The French and their perception of longevity
In anticipation of the first Global Forum for Longevity, which will take place in Paris on 28 March 2011, AXA asked the CSA to conduct a survey* of how the French perceive longevity.
Rising longevity: an as-yet unquantified effect on society
It is important to place this issue in the light of recent events in Japan. We find, therefore, that 55% of the French currently see climate change as the thing that will have the greatest effect on society, with new means of communication coming in second (45%).
Compared to these phenomena, each of which will have very specific consequences for society, rising longevity was placed only in fourth position (28%). However, the people most directly affected by increased life expectancy, and those who feel its effects most readily, see it as a more important issue, namely the over 50 (38%), the over 75 (43%) and the retired (37%).
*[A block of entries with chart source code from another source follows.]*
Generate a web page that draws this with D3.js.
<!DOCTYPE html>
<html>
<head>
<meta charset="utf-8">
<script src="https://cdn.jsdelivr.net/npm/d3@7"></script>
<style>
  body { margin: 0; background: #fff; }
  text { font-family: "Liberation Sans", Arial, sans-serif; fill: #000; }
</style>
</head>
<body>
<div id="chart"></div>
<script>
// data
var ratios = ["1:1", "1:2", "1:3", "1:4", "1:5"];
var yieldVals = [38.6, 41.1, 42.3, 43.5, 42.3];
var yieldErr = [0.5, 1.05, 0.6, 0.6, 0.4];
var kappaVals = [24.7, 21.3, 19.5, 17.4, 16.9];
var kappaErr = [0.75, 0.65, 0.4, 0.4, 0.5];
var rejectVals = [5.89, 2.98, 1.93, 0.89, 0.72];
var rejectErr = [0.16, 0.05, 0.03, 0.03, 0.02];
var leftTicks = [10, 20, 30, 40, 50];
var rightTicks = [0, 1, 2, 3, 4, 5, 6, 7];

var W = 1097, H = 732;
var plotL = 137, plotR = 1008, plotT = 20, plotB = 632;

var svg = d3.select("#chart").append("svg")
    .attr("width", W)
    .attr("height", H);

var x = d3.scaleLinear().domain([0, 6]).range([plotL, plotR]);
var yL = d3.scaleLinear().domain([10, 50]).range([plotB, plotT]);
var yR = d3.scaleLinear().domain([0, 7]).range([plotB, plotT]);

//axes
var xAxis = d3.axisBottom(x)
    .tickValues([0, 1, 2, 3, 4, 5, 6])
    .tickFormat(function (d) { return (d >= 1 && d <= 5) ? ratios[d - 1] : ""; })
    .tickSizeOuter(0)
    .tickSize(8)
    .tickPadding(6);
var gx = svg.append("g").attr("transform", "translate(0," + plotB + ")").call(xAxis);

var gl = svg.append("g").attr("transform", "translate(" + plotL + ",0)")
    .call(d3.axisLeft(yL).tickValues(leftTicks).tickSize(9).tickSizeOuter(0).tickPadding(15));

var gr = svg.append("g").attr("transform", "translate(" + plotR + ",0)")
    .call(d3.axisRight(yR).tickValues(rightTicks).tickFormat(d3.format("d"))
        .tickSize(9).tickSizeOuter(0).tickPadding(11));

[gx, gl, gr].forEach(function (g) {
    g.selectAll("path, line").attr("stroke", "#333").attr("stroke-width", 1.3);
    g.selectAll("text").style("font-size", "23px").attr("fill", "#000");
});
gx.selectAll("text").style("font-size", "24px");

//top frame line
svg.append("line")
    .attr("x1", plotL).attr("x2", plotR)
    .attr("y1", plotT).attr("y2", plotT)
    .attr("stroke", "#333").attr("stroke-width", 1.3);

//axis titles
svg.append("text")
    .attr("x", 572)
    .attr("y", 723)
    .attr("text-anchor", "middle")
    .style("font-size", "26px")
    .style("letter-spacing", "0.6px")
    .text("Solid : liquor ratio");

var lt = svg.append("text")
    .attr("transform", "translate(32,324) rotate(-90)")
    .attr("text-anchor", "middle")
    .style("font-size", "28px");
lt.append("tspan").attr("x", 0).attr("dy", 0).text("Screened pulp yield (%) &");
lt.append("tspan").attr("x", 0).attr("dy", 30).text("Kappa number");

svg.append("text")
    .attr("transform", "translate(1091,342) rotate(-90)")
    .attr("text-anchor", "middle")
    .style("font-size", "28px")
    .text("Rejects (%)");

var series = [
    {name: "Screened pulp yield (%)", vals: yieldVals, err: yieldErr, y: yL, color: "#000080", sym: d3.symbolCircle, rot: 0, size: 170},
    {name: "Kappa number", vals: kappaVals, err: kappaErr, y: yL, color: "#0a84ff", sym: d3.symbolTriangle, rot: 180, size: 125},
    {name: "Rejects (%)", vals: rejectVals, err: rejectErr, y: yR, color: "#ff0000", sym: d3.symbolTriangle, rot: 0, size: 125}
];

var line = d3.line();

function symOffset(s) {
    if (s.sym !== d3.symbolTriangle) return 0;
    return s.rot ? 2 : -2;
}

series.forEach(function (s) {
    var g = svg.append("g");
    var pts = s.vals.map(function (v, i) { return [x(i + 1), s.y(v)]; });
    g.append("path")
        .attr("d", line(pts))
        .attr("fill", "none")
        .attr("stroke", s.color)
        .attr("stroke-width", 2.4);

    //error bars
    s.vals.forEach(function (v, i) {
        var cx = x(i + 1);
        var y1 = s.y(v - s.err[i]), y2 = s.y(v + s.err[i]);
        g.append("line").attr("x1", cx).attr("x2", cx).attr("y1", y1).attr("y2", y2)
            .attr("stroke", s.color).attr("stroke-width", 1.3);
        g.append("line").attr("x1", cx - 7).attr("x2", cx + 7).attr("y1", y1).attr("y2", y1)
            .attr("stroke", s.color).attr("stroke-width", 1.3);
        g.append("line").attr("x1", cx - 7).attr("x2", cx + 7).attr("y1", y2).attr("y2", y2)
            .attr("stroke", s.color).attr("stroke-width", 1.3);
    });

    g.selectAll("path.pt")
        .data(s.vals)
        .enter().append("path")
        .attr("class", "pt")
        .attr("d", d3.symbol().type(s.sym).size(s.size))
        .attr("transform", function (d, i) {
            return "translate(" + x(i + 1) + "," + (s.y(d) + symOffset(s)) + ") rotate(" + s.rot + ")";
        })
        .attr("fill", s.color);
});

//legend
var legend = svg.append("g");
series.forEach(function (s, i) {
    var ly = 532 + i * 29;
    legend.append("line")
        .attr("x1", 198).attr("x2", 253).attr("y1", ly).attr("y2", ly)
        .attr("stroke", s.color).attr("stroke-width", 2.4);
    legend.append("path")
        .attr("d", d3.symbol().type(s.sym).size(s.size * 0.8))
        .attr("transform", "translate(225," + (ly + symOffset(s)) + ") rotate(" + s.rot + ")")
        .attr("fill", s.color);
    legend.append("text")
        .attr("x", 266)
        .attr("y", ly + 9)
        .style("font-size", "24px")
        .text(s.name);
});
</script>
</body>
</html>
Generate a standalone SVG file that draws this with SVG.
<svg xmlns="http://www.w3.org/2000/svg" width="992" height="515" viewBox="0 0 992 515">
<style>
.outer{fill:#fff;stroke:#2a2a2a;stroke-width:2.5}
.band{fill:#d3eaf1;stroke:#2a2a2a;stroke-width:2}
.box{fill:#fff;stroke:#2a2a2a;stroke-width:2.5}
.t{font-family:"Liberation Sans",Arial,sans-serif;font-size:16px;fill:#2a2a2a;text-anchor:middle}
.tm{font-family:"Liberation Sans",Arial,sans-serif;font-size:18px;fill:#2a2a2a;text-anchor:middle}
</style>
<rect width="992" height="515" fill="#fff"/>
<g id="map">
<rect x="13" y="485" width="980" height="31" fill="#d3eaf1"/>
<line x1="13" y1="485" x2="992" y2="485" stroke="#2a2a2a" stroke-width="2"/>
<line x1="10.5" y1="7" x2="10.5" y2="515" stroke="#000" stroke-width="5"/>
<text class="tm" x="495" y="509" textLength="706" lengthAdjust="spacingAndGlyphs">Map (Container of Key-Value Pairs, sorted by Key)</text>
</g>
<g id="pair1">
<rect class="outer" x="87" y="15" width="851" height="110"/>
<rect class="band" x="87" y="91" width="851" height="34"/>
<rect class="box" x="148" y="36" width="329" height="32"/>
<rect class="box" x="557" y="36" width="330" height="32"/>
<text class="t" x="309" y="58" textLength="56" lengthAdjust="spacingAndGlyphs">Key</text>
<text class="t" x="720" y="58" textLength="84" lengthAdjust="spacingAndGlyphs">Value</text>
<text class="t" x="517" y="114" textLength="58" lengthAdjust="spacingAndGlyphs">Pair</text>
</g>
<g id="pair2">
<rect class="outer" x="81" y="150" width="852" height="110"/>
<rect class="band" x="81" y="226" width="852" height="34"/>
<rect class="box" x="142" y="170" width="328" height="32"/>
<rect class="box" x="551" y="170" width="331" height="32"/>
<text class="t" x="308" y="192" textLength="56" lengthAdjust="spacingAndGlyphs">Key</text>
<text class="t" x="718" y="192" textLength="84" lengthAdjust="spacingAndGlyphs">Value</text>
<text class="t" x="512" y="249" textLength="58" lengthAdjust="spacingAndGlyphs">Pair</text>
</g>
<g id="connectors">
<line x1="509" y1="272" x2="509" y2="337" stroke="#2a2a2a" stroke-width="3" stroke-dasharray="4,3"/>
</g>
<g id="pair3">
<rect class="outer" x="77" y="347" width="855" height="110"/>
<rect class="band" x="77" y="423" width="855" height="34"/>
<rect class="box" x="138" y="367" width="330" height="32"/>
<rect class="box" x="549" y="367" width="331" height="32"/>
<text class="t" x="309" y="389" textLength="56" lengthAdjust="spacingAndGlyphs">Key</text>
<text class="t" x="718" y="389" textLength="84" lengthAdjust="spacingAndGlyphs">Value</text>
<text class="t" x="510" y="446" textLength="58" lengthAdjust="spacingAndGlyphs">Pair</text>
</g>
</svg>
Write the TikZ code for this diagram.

Rising longevity: a source of opportunity
At a time when other surveys all indicate dwindling morale amongst the French people and concerns about the future, a large majority (78%) nevertheless agreed on the fact that a greater life expectancy is on the whole a good thing. In general, the older a person gets, the more positive a take they have on longevity.
Rising longevity: a positive change for families, quality of life and growth
The family is seen as the biggest winner of this increase in longevity, with 85% viewing it as a good thing for the handing down of knowledge and experience, 76% for family cohesion, 68% for inter-generational relationships and 64% for the passing on of heritage from one generation to the next. This final point clearly contradicts some of the things being said in the media about access to such cultural heritage becoming lost to the younger generations.
Quality of life and society are also thought to benefit from greater life expectancy, and 71% believe it will also help develop leisure services and strengthen community life. On a more practical note and to a lesser extent, longevity is also considered to have a positive influence on town planning (55%).
* CSA conducted a telephone survey on 16 and 17 March 2011 from a sample of 1012 individuals representative of the French population, men and women aged 18 years and over using the quota method.
On a wider scale, rising longevity is also a good thing in the eyes of the French as regards to economic growth and development.
Although opinions are more split on this question (nearly half of those asked thought that longevity was good for the economy and consumption, whereas 21% believed otherwise and 27% had no opinion), the consequences are overall seen as positive.
The over 75, as well as the retired population, take a more positive view of the implications of increased longevity on the quality of life after retirement: 45% and 40% of these subgroups respectively feel that it is mostly a good thing, compared to only 32% of the French as a whole. The issue of town planning also seems to matter more to these populations: 78% of the over 75 age group and more than 62% of retired people think that a greater life expectancy will bring positive changes in this respect (compared to 55% of the French as a whole).
Many people still believe that longevity is bad for unemployment, whatever their age or social category.
The results of this survey suggest that an increase in longevity is no yet seen as one of the three major challenges of the 21st century, although it is still a cause for concern particularly among the elderly.
This is the reason behind the Global Forum for Longevity which, by taking an international and crossdisciplinary approach, hopes to assess the challenges and opportunities created by this demographic revolution so as to better be able to cope with this major issue as we embark further into a new century.